Мода на дачную жизнь во второй половине XIX века охватила все имущие слои жителей российской столицы. Особняки на Крестовском и Каменном островах соперничали друг с другом в оригинальности, делом чести для зажиточного семейства было построить что–нибудь такое, чтобы вызвать восторг и удивление. А Шрётер предлагал проекты, с одной стороны, достаточно роскошные — в модном в ту пору стиле эклектики, а с другой — не требовавшие каких–то невероятных трат, "солидные и вместе с тем экономные". Это сочетание было для него чем–то вроде девиза. В результате молодой архитектор в кратчайшие сроки стал весьма зажиточным человеком, возбуждавшим искреннюю зависть коллег по цеху.
При этом ему хватало времени на то, чтобы преподавать в Строительном училище, служить в Департаменте уделов в должности помощника главного архитектора, руководить созданным им Обществом архитекторов, издавать журнал "Зодчий" и участвовать в бесчисленном множестве конкурсов архитектурных проектов, с завидной регулярностью проводившихся на самом высоком уровне. Каждая свободная минута была им расписана с пунктуальностью, граничащей с занудством. А награды, казалось, находили его сами. Как бы мимоходом Шрётер получил звание академика, а спустя несколько лет — за свои труды и заслуги — и наследственное дворянство.

Время на семью

В возрасте 30 лет Виктор Александрович женился на петербургской немке Марии Христине Ниссен и был весьма счастлив в браке. Времени на семейную жизнь ему при всем невероятном объеме работ тоже, похоже, хватало. Как минимум, судя по тому, что в последующие годы он стал отцом восьмерых детей. Увеличение семейства и стало тем толчком, который заставил архитектора построить дом и для себя. Так и появился на улице Писарева, называвшейся в ту пору Шафировской, особняк Шрётера, построенный лично Шрётером в фирменном "кирпичном" стиле. Несмотря на романтичнейший облик — эркеры, башенки, роскошная мраморная лестница и пышное убранство холла, — дом был продуман со всей свойственной Виктору Александровичу прагматичностью. Это была его "витрина", образец того, что он может построить. Сами понимаете, модный архитектор и в доме должен был жить соответствующем. А странный символ на фасаде и вовсе был чем–то вроде вывески "Здесь живет архитектор" и ни к каким масонам отношения не имеет. Внутри особняка все было намного скромнее и практичнее, чем снаружи, но при этом весьма уютно. На первом этаже — кабинет хозяина с просторной чертежной комнатой, столовая, кухня и людская, на втором — гостиная, будуар хозяйки, детские комнаты, спальня и, между прочим, бальный зал. За домом был разбит небольшой сад, в который можно было выйти по винтовой лестнице, а сбоку располагались ледник, каретный сарай, конюшня и даже коровник: госпожа Шрётер была убеждена, что свежее молоко детям необходимо, а торговцам с рынков не доверяла.
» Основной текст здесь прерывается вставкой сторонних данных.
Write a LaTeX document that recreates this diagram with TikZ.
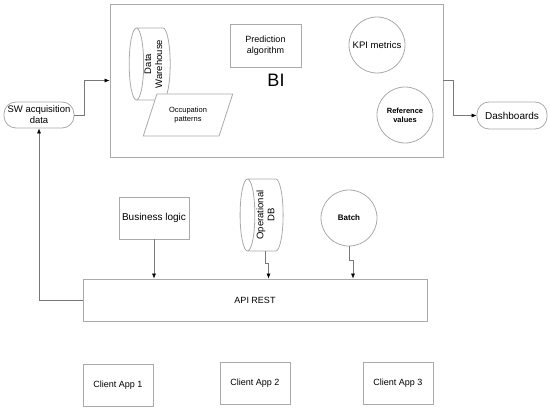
\documentclass[tikz,border=0pt]{standalone}
\usepackage{fontspec}
\setmainfont{Liberation Sans}
\usepackage{tikz}
\usetikzlibrary{arrows.meta,positioning,calc,shapes.geometric}
\definecolor{boxgray}{RGB}{170,170,170}
\definecolor{linegray}{RGB}{120,120,120}

\begin{document}
\begin{tikzpicture}[x=1pt,y=-1pt,
  every node/.style={draw=boxgray,line width=0.8pt,inner sep=1pt,align=center,font=\fontsize{9}{10.5}\selectfont},
  box/.style={rectangle},
  term/.style={rectangle,rounded corners=12pt},
  ball/.style={circle,minimum size=56pt},
  db/.style={cylinder,shape border rotate=90,aspect=0.3,rotate=90,inner sep=0pt,font=\fontsize{9.5}{11}\selectfont},
  arr/.style={draw=linegray,line width=0.6pt,-{Latex[length=5pt,width=4pt,color=black]}}]
\useasboundingbox (0,0) rectangle (550,412);
% BI block
\node[box,minimum width=333,minimum height=153] (bi) at (276.5,80.5) {};
\node[draw=none,font=\fontsize{18}{20}\selectfont] (bitext) at (276,80) {BI};
\node[db,minimum width=72,minimum height=41] (dw) at (153.5,64) {Data\\Warehouse};
\node[trapezium,trapezium left angle=64,trapezium right angle=116,trapezium stretches=true,
  minimum width=90,minimum height=42,fill=white,font=\fontsize{7.5}{9}\selectfont] (occ) at (188,115) {Occupation\\patterns};
\node[box,minimum width=71,minimum height=43] (pred) at (265.5,45.5) {Prediction\\algorithm};
\node[ball,font=\fontsize{9.5}{11}\selectfont] (kpi) at (377,45) {KPI metrics};
\node[ball,font=\bfseries\fontsize{7.5}{9}\selectfont] (ref) at (405,115) {Reference\\values};
% in / out
\node[term,minimum width=70,minimum height=26,font=\fontsize{9.5}{11}\selectfont] (sw) at (39,115) {SW acquisition\\data};
\node[term,minimum width=70,minimum height=27,font=\fontsize{10}{11}\selectfont] (dash) at (512,115.5) {Dashboards};
% backend
\node[box,minimum width=70,minimum height=42,font=\fontsize{10}{11}\selectfont] (bl) at (154,218) {Business logic};
\node[db,minimum width=72,minimum height=43] (odb) at (265.5,215) {Operational\\DB};
\node[ball,font=\bfseries\fontsize{8}{9}\selectfont] (batch) at (349,218) {Batch};
\node[box,minimum width=344,minimum height=42] (api) at (255,300) {API REST};
% clients
\node[box,minimum width=70,minimum height=42] (app1) at (118,385) {Client App 1};
\node[box,minimum width=70,minimum height=42] (app2) at (255,383) {Client App 2};
\node[box,minimum width=70,minimum height=42] (app3) at (398,383) {Client App 3};

\draw[arr] (sw.east) -- ++(10,0) |- (bi.west);
\draw[arr] (bi.east) -- ++(10,0) |- (dash.west);
\draw[arr] (api.west) -| (sw.south);
\draw[arr] (bl.south) -- (bl.south |- api.north);
\draw[arr] (odb.west) -- ++(0,12) -| ([xshift=3]odb.west |- api.north);
\draw[arr] (batch.south) -- ++(0,14) -| ([xshift=4]batch.south |- api.north);
\end{tikzpicture}
\end{document}
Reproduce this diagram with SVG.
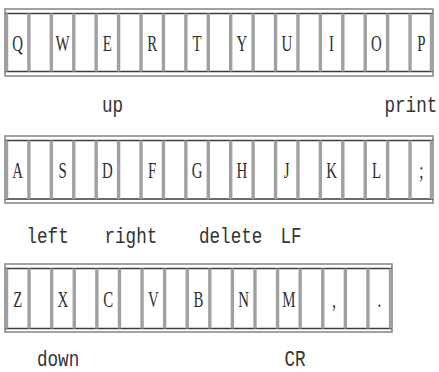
<svg xmlns="http://www.w3.org/2000/svg" width="439" height="372" viewBox="0 0 439 372">
<style>
.frame{fill:#fff;stroke:#7a7a7a;stroke-width:1.4}
.inner{stroke:#3c3c3c;stroke-width:1.6;fill:none}
.sep{stroke:#a0a0a0;stroke-width:3.4;fill:none}
.k{font-family:"Liberation Serif",serif;font-size:24px;fill:#2e2e2e;text-anchor:middle}
.lbl{font-family:"Liberation Mono",monospace;font-size:22px;fill:#333}
</style>
<rect width="439" height="372" fill="#fff"/>
<g id="row1">
<rect class="frame" x="5" y="9" width="428" height="67"/>
<path class="inner" d="M5 13.5H433M5 71.5H433"/>
<path class="sep" d="M6.5 13.5V71.5M28.92 13.5V71.5M51.34 13.5V71.5M73.76 13.5V71.5M96.18 13.5V71.5M118.6 13.5V71.5M141.02 13.5V71.5M163.44 13.5V71.5M185.86 13.5V71.5M208.28 13.5V71.5M230.7 13.5V71.5M253.12 13.5V71.5M275.54 13.5V71.5M297.96 13.5V71.5M320.38 13.5V71.5M342.8 13.5V71.5M365.22 13.5V71.5M387.64 13.5V71.5M410.06 13.5V71.5M431.48 13.5V71.5"/>
<g id="key-Q"><text class="k" transform="translate(17.71,51) scale(0.62,1)">Q</text></g>
<g id="key-W"><text class="k" transform="translate(62.55,51) scale(0.62,1)">W</text></g>
<g id="key-E"><text class="k" transform="translate(107.39,51) scale(0.62,1)">E</text></g>
<g id="key-R"><text class="k" transform="translate(152.23,51) scale(0.62,1)">R</text></g>
<g id="key-T"><text class="k" transform="translate(197.07,51) scale(0.62,1)">T</text></g>
<g id="key-Y"><text class="k" transform="translate(241.91,51) scale(0.62,1)">Y</text></g>
<g id="key-U"><text class="k" transform="translate(286.75,51) scale(0.62,1)">U</text></g>
<g id="key-I"><text class="k" transform="translate(331.59,51) scale(0.62,1)">I</text></g>
<g id="key-O"><text class="k" transform="translate(376.43,51) scale(0.62,1)">O</text></g>
<g id="key-P"><text class="k" transform="translate(421.27,51) scale(0.62,1)">P</text></g>
</g>
<g id="row2">
<rect class="frame" x="5" y="136" width="428" height="67"/>
<path class="inner" d="M5 140.5H433M5 199H433"/>
<path class="sep" d="M6.5 140.5V199M28.92 140.5V199M51.34 140.5V199M73.76 140.5V199M96.18 140.5V199M118.6 140.5V199M141.02 140.5V199M163.44 140.5V199M185.86 140.5V199M208.28 140.5V199M230.7 140.5V199M253.12 140.5V199M275.54 140.5V199M297.96 140.5V199M320.38 140.5V199M342.8 140.5V199M365.22 140.5V199M387.64 140.5V199M410.06 140.5V199M431.48 140.5V199"/>
<g id="key-A"><text class="k" transform="translate(17.71,178) scale(0.62,1)">A</text></g>
<g id="key-S"><text class="k" transform="translate(62.55,178) scale(0.62,1)">S</text></g>
<g id="key-D"><text class="k" transform="translate(107.39,178) scale(0.62,1)">D</text></g>
<g id="key-F"><text class="k" transform="translate(152.23,178) scale(0.62,1)">F</text></g>
<g id="key-G"><text class="k" transform="translate(197.07,178) scale(0.62,1)">G</text></g>
<g id="key-H"><text class="k" transform="translate(241.91,178) scale(0.62,1)">H</text></g>
<g id="key-J"><text class="k" transform="translate(286.75,178) scale(0.62,1)">J</text></g>
<g id="key-K"><text class="k" transform="translate(331.59,178) scale(0.62,1)">K</text></g>
<g id="key-L"><text class="k" transform="translate(376.43,178) scale(0.62,1)">L</text></g>
<g id="key-semicolon"><text class="k" transform="translate(421.27,178) scale(0.62,1)">;</text></g>
</g>
<g id="row3">
<rect class="frame" x="5" y="264" width="387" height="68"/>
<path class="inner" d="M5 268.5H392M5 328.5H392"/>
<path class="sep" d="M6.5 268.5V328.5M29.09 268.5V328.5M51.68 268.5V328.5M74.27 268.5V328.5M96.86 268.5V328.5M119.45 268.5V328.5M142.04 268.5V328.5M164.63 268.5V328.5M187.22 268.5V328.5M209.81 268.5V328.5M232.4 268.5V328.5M254.99 268.5V328.5M277.58 268.5V328.5M300.17 268.5V328.5M322.76 268.5V328.5M345.35 268.5V328.5M367.94 268.5V328.5M390.53 268.5V328.5"/>
<g id="key-Z"><text class="k" transform="translate(17.8,306.5) scale(0.62,1)">Z</text></g>
<g id="key-X"><text class="k" transform="translate(62.98,306.5) scale(0.62,1)">X</text></g>
<g id="key-C"><text class="k" transform="translate(108.16,306.5) scale(0.62,1)">C</text></g>
<g id="key-V"><text class="k" transform="translate(153.34,306.5) scale(0.62,1)">V</text></g>
<g id="key-B"><text class="k" transform="translate(198.52,306.5) scale(0.62,1)">B</text></g>
<g id="key-N"><text class="k" transform="translate(243.7,306.5) scale(0.62,1)">N</text></g>
<g id="key-M"><text class="k" transform="translate(288.88,306.5) scale(0.62,1)">M</text></g>
<g id="key-comma"><text class="k" transform="translate(334.06,306.5) scale(0.62,1)">,</text></g>
<g id="key-period"><text class="k" transform="translate(379.24,306.5) scale(0.62,1)">.</text></g>
</g>
<g id="labels">
<text class="lbl" transform="translate(102,112) scale(0.8,1)">up</text>
<text class="lbl" transform="translate(384.5,112) scale(0.8,1)">print</text>
<text class="lbl" transform="translate(26.5,243) scale(0.8,1)">left</text>
<text class="lbl" transform="translate(104.5,243) scale(0.8,1)">right</text>
<text class="lbl" transform="translate(199,243) scale(0.8,1)">delete</text>
<text class="lbl" transform="translate(280.5,243) scale(0.8,1)">LF</text>
<text class="lbl" transform="translate(37,366) scale(0.8,1)">down</text>
<text class="lbl" transform="translate(284.5,366) scale(0.8,1)">CR</text>
</g>
</svg>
Здесь, на углу Шафировской улицы и набережной Мойки, многочисленное семейство архитектора счастливо прожило более четверти века. Дети Виктора Александровича, скончавшегося весной 1901 года и похороненного на Смоленском лютеранском кладбище, стали кто художником, кто архитектором и разлетелись по свету: кто–то остался в России, кто–то уехал в Германию, но в любом случае жизнь прожили интересную.